Within the last few years there has been a growing story in Minnesota about a little known federal law that gives military recruiters access to phone numbers and addresses of high school kids. The law ties federal funding to compliance, but allows individuals to opt out of having their information shared. Last week the StarTribune had another story about parents with objections to recruiters talking to their kids.
Now I remember avoiding military recruiters when I was in high school. I had no interest in the Army and wasn't afraid to say so. Ironically I would join the Army Guard two years after high school and now it looks like I am a lifer. But back then, it just wasn't for me. I told the recruiter that, and nothing more was said. This was the late eighties, when the Cold War was winding down, and it seemed like peace was breaking out all around the world.
Flash forward to 2001. We were attacked, the War on Terror was finally joined by the US, and we have been in ground combat operations in Afghanistan and Iraq ever since. The prospect of more wars in the future is high, in my opinion, as the War on Terror is likely to be a decades long struggle.

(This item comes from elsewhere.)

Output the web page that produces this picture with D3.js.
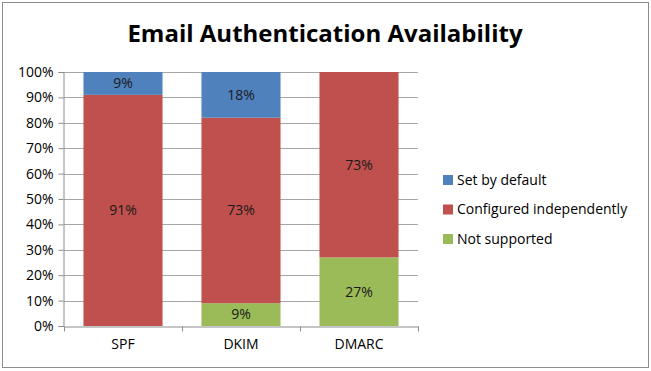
<!DOCTYPE html>
<html>
<head>
<meta charset="utf-8">
<script src="https://cdn.jsdelivr.net/npm/d3@7"></script>
<style>
  body { margin: 0; background: #fff; }
  text { font-family: "Open Sans", "Noto Sans", sans-serif; }
</style>
</head>
<body>
<script>
const categories = ['SPF', 'DKIM', 'DMARC'];
const seriesNames = ['Not supported', 'Configured independently', 'Set by default'];
const notSupported = [0, 9, 27];
const configured   = [91, 73, 73];
const setByDefault = [9, 18, 0];
const yTicks = [0, 10, 20, 30, 40, 50, 60, 70, 80, 90, 100];
const legendOrder = ['Set by default', 'Configured independently', 'Not supported'];

const width  = 651;
const height = 371;
const margin = {top: 72, right: 233, bottom: 45, left: 64};

const color = d3.scaleOrdinal()
  .domain(seriesNames)
  .range(['#9BBB59', '#C0504D', '#4F81BD']);

const rows = categories.map((c, i) => ({
  cat: c,
  'Not supported': notSupported[i],
  'Configured independently': configured[i],
  'Set by default': setByDefault[i]
}));

const svg = d3.select('body').append('svg')
  .attr('width', width)
  .attr('height', height);

// outer border
svg.append('rect')
  .attr('x', 2.5).attr('y', 2.5)
  .attr('width', width - 5).attr('height', height - 6)
  .attr('fill', '#fff').attr('stroke', '#8c8c8c');

svg.append('text')
  .attr('x', 325).attr('y', 42)
  .attr('text-anchor', 'middle')
  .style('font-size', '24px').style('font-weight', 'bold')
  .text('Email Authentication Availability');

const x = d3.scaleBand()
  .domain(categories)
  .range([margin.left, width - margin.right])
  .paddingInner(0.33).paddingOuter(0.165);

const y = d3.scaleLinear()
  .domain([0, 100])
  .range([height - margin.bottom, margin.top]);

// gridlines
svg.append('g').selectAll('line')
  .data(yTicks.slice(1))
  .enter().append('line')
  .attr('x1', margin.left).attr('x2', width - margin.right)
  .attr('y1', d => Math.round(y(d)) + 0.5).attr('y2', d => Math.round(y(d)) + 0.5)
  .attr('stroke', '#a6a6a6');

const stack = d3.stack().keys(seriesNames);
const layers = stack(rows);

const g = svg.selectAll('.layer')
  .data(layers)
  .enter().append('g')
  .attr('class', 'layer')
  .attr('fill', d => color(d.key));

g.selectAll('rect')
  .data(d => d)
  .enter().append('rect')
  .attr('x', d => x(d.data.cat))
  .attr('width', x.bandwidth())
  .attr('y', d => y(d[1]))
  .attr('height', d => y(d[0]) - y(d[1]));

g.selectAll('text')
  .data(d => d.filter(p => p[1] - p[0] > 0))
  .enter().append('text')
  .attr('x', d => x(d.data.cat) + x.bandwidth() / 2)
  .attr('y', d => (y(d[0]) + y(d[1])) / 2)
  .attr('dy', '0.35em')
  .attr('text-anchor', 'middle')
  .attr('fill', '#1a1a1a')
  .style('font-size', '14px')
  .text(d => (d[1] - d[0]) + '%');

// y axis
const yAxis = d3.axisLeft(y)
  .tickValues(yTicks)
  .tickSize(5)
  .tickFormat(d => d + '%');

const ya = svg.append('g')
  .attr('transform', 'translate(' + (margin.left - 0.5) + ',0)')
  .call(yAxis);
ya.select('.domain').attr('stroke', '#8c8c8c');
ya.selectAll('.tick line').attr('stroke', '#8c8c8c');
ya.selectAll('.tick text')
  .attr('x', -10)
  .attr('fill', '#000')
  .style('font-size', '14px')
  .style('font-family', '"Open Sans", sans-serif');

// x axis
const xa = svg.append('g')
  .attr('transform', 'translate(0,' + (height - margin.bottom + 0.5) + ')')
  .call(d3.axisBottom(x).tickSize(0).tickPadding(13));
xa.select('.domain').attr('stroke', '#8c8c8c');
xa.selectAll('.tick text')
  .attr('fill', '#000')
  .style('font-size', '14px')
  .style('font-family', '"Open Sans", sans-serif');

// category separator ticks
const step = x.step();
const sepX = [0, 1, 2, 3].map(i => margin.left + i * step);
xa.selectAll('.sep')
  .data(sepX)
  .enter().append('line')
  .attr('class', 'sep')
  .attr('x1', d => Math.round(d) + 0.5).attr('x2', d => Math.round(d) + 0.5)
  .attr('y1', 0).attr('y2', 5)
  .attr('stroke', '#8c8c8c');

// legend
const legend = svg.append('g')
  .attr('transform', 'translate(443,180)');

const li = legend.selectAll('g')
  .data(legendOrder)
  .enter().append('g')
  .attr('transform', (d, i) => 'translate(0,' + (i * 29.5) + ')');

li.append('rect')
  .attr('x', 0).attr('y', -5)
  .attr('width', 10).attr('height', 10)
  .attr('fill', d => color(d));

li.append('text')
  .attr('x', 14).attr('y', 0)
  .attr('dy', '0.35em')
  .style('font-size', '14px')
  .attr('fill', '#000')
  .text(d => d);
</script>
</body>
</html>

At a time when we need the military more than ever, how can parents be offended when recruiters want to talk to their kids about joining up? The ever present debate at home about if the county is sacrificing enough for this war seem pretty silly when parents are trying to keep recruiters from even talking to their kids. In my mind this tells me two things about these parents. First, a disgusting lack of patriotism. Giving of yourself for the common good is a fundamental principle of American democracy. Secondly these parents must think their kids are pretty stupid if they can't resist the sway of an Army recruiter by themselves. What will they do in college if they run into a drugs or alcohol?
More than likely these parents are anti war, anti Bush, or both. They could at least have the honesty to say so, rather than make this a privacy rights debate.